As Chief Accountant, Nicolaisen forged a close working relationship with the Public Company Accounting Oversight Board to fully implement sections of the Sarbanes-Oxley Act. He worked closely with the Financial Accounting Standards Board (FASB) and international standard setters toward eventual convergence of accounting standards.

Nicolaisen also played a key role in the Commission's efforts to embrace new technologies for the betterment of investors. These efforts include the implementation of a pilot program allowing companies to submit data voluntarily using eXtensible Business Reporting Language (XBRL), which turns text-based information into documents that can be retrieved, searched and analyzed through automated means.

Prior to joining the Commission, Mr.

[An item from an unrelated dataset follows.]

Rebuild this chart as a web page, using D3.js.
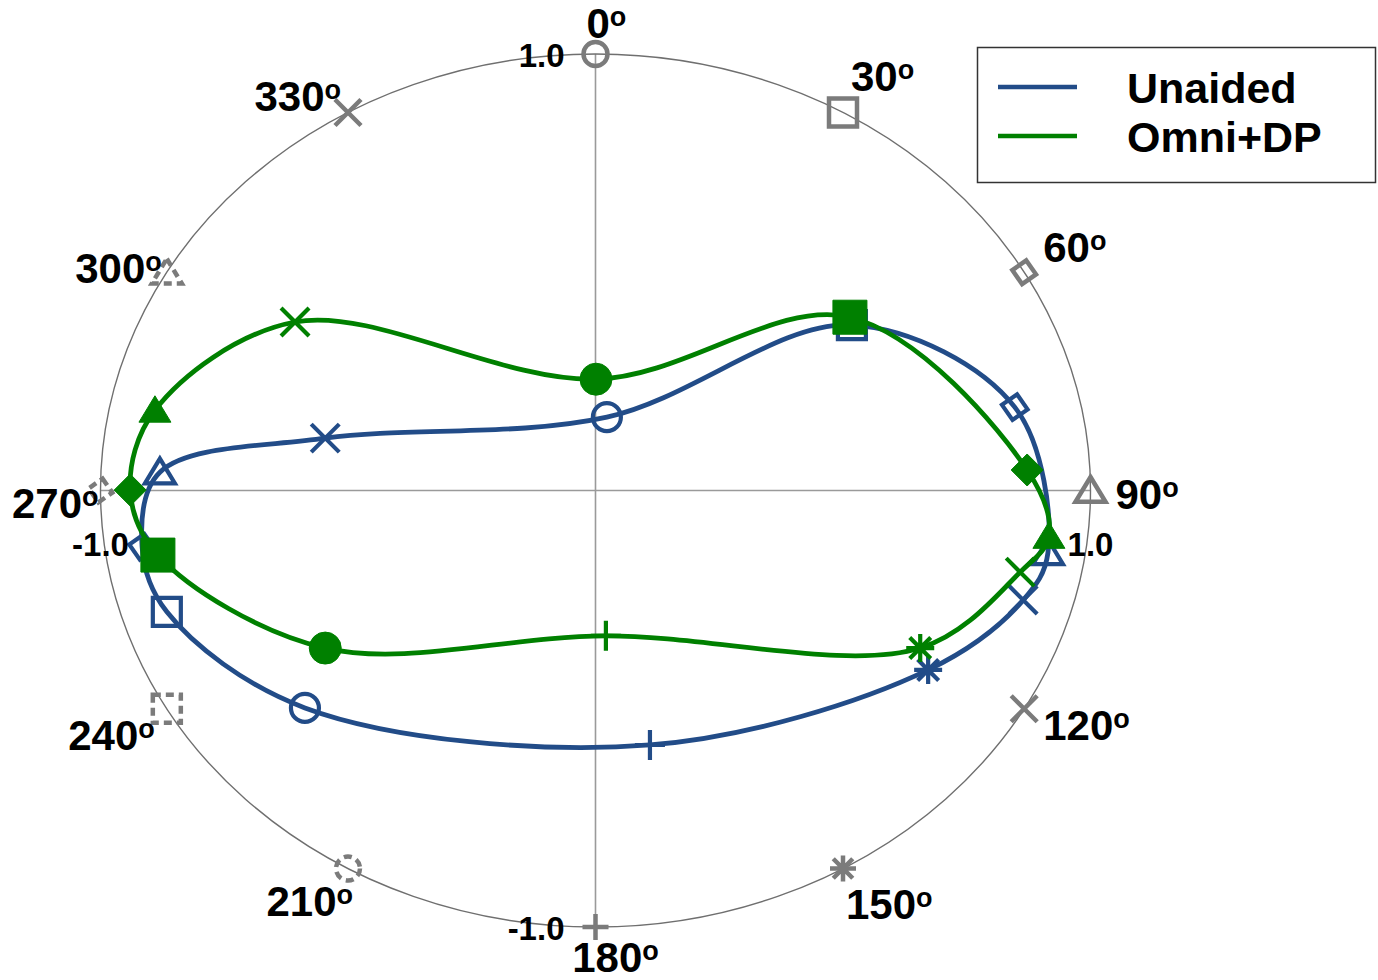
<!DOCTYPE html>
<html>
<head>
<meta charset="utf-8">
<script src="https://cdn.jsdelivr.net/npm/d3@7"></script>
<style>
  html, body { margin: 0; padding: 0; background: #fff; }
  svg { display: block; }
  text { font-family: "Liberation Sans", Arial, sans-serif; font-weight: bold; fill: #000; }
</style>
</head>
<body>
<svg id="chart" width="1378" height="980"></svg>
<script>
// Angular reference directions around the outer ring
const angles = [0, 30, 60, 90, 120, 150, 180, 210, 240, 270, 300, 330];
const angleLabels = ["0", "30", "60", "90", "120", "150", "180", "210", "240", "270", "300", "330"];
const markerTypes = ["circle", "square", "diamond", "triangle", "x", "asterisk", "plus",
                     "circle", "square", "diamond", "triangle", "x"];
const dashedAngles = [210, 240, 270, 300];

// Axis tick labels
const xTickValues = [-1, 1];
const xTickLabels = ["-1.0", "1.0"];
const yTickValues = [1, -1];
const yTickLabels = ["1.0", "-1.0"];

// Series names
const seriesNames = ["Unaided", "Omni+DP"];

// Unaided response, one point per direction (x, y in normalised units)
const unaidedX = [0.023, 0.518, 0.847, 0.914, 0.864, 0.672, 0.110, -0.587, -0.866, -0.916, -0.880, -0.546];
const unaidedY = [0.168, 0.379, 0.191, -0.143, -0.251, -0.411, -0.583, -0.498, -0.278, -0.129, 0.042, 0.120];

// Omni+DP response
const omniX = [0.001, 0.514, 0.872, 0.916, 0.858, 0.656, 0.021, -0.546, -0.884, -0.940, -0.890, -0.607];
const omniY = [0.255, 0.397, 0.047, -0.105, -0.187, -0.361, -0.333, -0.361, -0.148, 0.001, 0.184, 0.386];

const svg = d3.select("#chart");

const x = d3.scaleLinear().domain([-1, 1]).range([100.5, 1090.5]);
const y = d3.scaleLinear().domain([-1, 1]).range([927, 54]);
const cx = x(0), cy = y(0);
const rx = x(1) - cx, ry = cy - y(1);

const gray = "#7b7b7b";
const colors = ["#224c88", "#008000"];

// marker outline generators, s = half size
function markerPath(type, s) {
  switch (type) {
    case "circle": return `M${s},0A${s},${s} 0 1,1 ${-s},0A${s},${s} 0 1,1 ${s},0Z`;
    case "square": return `M${-s},${-s}H${s}V${s}H${-s}Z`;
    case "diamond": return `M0,${-s}L${s},0L0,${s}L${-s},0Z`;
    case "triangle": return `M0,${-s * 0.9}L${s},${s * 0.75}L${-s},${s * 0.75}Z`;
    case "x": return `M${-s},${-s}L${s},${s}M${-s},${s}L${s},${-s}`;
    case "plus": return `M0,${-s}V${s}M${-s},0H${s}`;
    case "asterisk": {
      const d = s * 0.75;
      return `M0,${-s}V${s}M${-s},0H${s}M${-d},${-d}L${d},${d}M${-d},${d}L${d},${-d}`;
    }
  }
}
const isLineMarker = t => t === "x" || t === "plus" || t === "asterisk";

// axes
const axes = svg.append("g");
axes.append("line").attr("x1", x(-1)).attr("x2", x(1)).attr("y1", cy).attr("y2", cy)
  .attr("stroke", "#9a9a9a").attr("stroke-width", 1.6);
axes.append("line").attr("x1", cx).attr("x2", cx).attr("y1", y(1)).attr("y2", y(-1))
  .attr("stroke", "#9a9a9a").attr("stroke-width", 1.6);

// outer ring (unit circle in data units)
axes.append("ellipse").attr("cx", cx).attr("cy", cy).attr("rx", rx).attr("ry", ry)
  .attr("fill", "none").attr("stroke", "#6f6f6f").attr("stroke-width", 1.4);

// ring direction markers
const ringSizes = { circle: 12, square: 14, diamond: 12, triangle: 15, x: 13, asterisk: 13, plus: 13 };
const ring = svg.append("g");
angles.forEach((a, i) => {
  const t = a * Math.PI / 180;
  const px = x(Math.sin(t)), py = y(Math.cos(t));
  const type = markerTypes[i];
  const dashed = dashedAngles.includes(a);
  ring.append("path")
    .attr("d", markerPath(type, ringSizes[type]))
    .attr("transform", `translate(${px},${py})` + (type === "diamond" ? " rotate(10)" : ""))
    .attr("fill", "none")
    .attr("stroke", gray)
    .attr("stroke-width", 4.5)
    .attr("stroke-dasharray", dashed ? "8,5" : null);
});

// label offsets relative to ring point: [dx, dy, anchor]
const labelLayout = [
  [-9, -16, "start"], [8, -21, "start"], [19, -10, "start"], [25, 18, "start"],
  [19, 31, "start"], [3, 50, "start"], [20, 45, "middle"], [5, 47, "end"],
  [-12, 41, "end"], [-2, 27, "end"], [-5, 11, "end"], [-7, -1, "end"]
];
const labels = svg.append("g");
angles.forEach((a, i) => {
  const t = a * Math.PI / 180;
  const [dx, dy, anchor] = labelLayout[i];
  const txt = labels.append("text")
    .attr("x", x(Math.sin(t)) + dx)
    .attr("y", y(Math.cos(t)) + dy)
    .attr("text-anchor", anchor)
    .attr("font-size", 42);
  txt.append("tspan").text(angleLabels[i]);
  txt.append("tspan").attr("font-size", 27).attr("dy", -12).text("o");
});

// series curves and markers
const series = [
  { name: seriesNames[0], xs: unaidedX, ys: unaidedY, color: colors[0], filled: false },
  { name: seriesNames[1], xs: omniX, ys: omniY, color: colors[1], filled: true }
];
const line = d3.line()
  .x(d => x(d[0]))
  .y(d => y(d[1]))
  .curve(d3.curveCatmullRomClosed.alpha(0.5));

series.forEach(s => {
  const pts = s.xs.map((v, i) => [v, s.ys[i]]);
  const g = svg.append("g");
  g.append("path")
    .attr("d", line(pts))
    .attr("fill", "none")
    .attr("stroke", s.color)
    .attr("stroke-width", 4.8);
  const sizes = s.filled
    ? { circle: 16, square: 17, diamond: 16, triangle: 16, x: 14, asterisk: 14, plus: 15 }
    : { circle: 14, square: 14, diamond: 13, triangle: 15, x: 14, asterisk: 14, plus: 15 };
  pts.forEach((p, i) => {
    const type = markerTypes[i];
    const fillIt = s.filled && !isLineMarker(type);
    g.append("path")
      .attr("d", markerPath(type, sizes[type]))
      .attr("transform", `translate(${x(p[0])},${y(p[1])})` + (type === "diamond" && !s.filled ? " rotate(10)" : ""))
      .attr("fill", fillIt ? s.color : "none")
      .attr("stroke", s.color)
      .attr("stroke-width", fillIt ? 1 : 4.2);
  });
});

// tick labels
const ticks = svg.append("g");
xTickValues.forEach((v, i) => {
  ticks.append("text").attr("x", x(v)).attr("y", cy + 65)
    .attr("text-anchor", "middle").attr("font-size", 33).text(xTickLabels[i]);
});
yTickValues.forEach((v, i) => {
  ticks.append("text").attr("x", cx - 31).attr("y", y(v) + 13)
    .attr("text-anchor", "end").attr("font-size", 33).text(yTickLabels[i]);
});

// legend
const legend = svg.append("g");
legend.append("rect").attr("x", 977.5).attr("y", 47.5).attr("width", 398).attr("height", 135)
  .attr("fill", "#fff").attr("stroke", "#333").attr("stroke-width", 1.5);
series.forEach((s, i) => {
  const ly = 87 + i * 49;
  legend.append("line").attr("x1", 998).attr("x2", 1077).attr("y1", ly).attr("y2", ly)
    .attr("stroke", s.color).attr("stroke-width", 4.5);
  legend.append("text").attr("x", 1127).attr("y", ly + 16).attr("font-size", 43).text(s.name);
});
</script>
</body>
</html>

Nicolaisen was a senior partner at PricewaterhouseCoopers LLP (PwC) where he held a wide range of management and leadership positions since joining the firm's predecessor, Price Waterhouse (PW), in 1967. Between 1988 and 1994, he led PW's national office for accounting and SEC services. During that time, he was also a member of the Emerging Issues Task Force of the Financial Accounting Standards Board. He later chaired PW's financial services practice for broker-dealers, investment banking, mutual funds, banking, insurance and real estate. Mr. Nicolaisen was elected to PW's board of partners in 1994. He served on PW's international board and PwC's global and international boards. He helped lead the merger of PW and Coopers & Lybrand to become PwC, and participated in the firm's decision to exit its consulting business.

Mr. Nicolaisen received his B.A. in Business Administration from the University of Wisconsin, Whitewater, and has been a Certified Public Accountant since 1969. He and his wife, Sandie, have three children.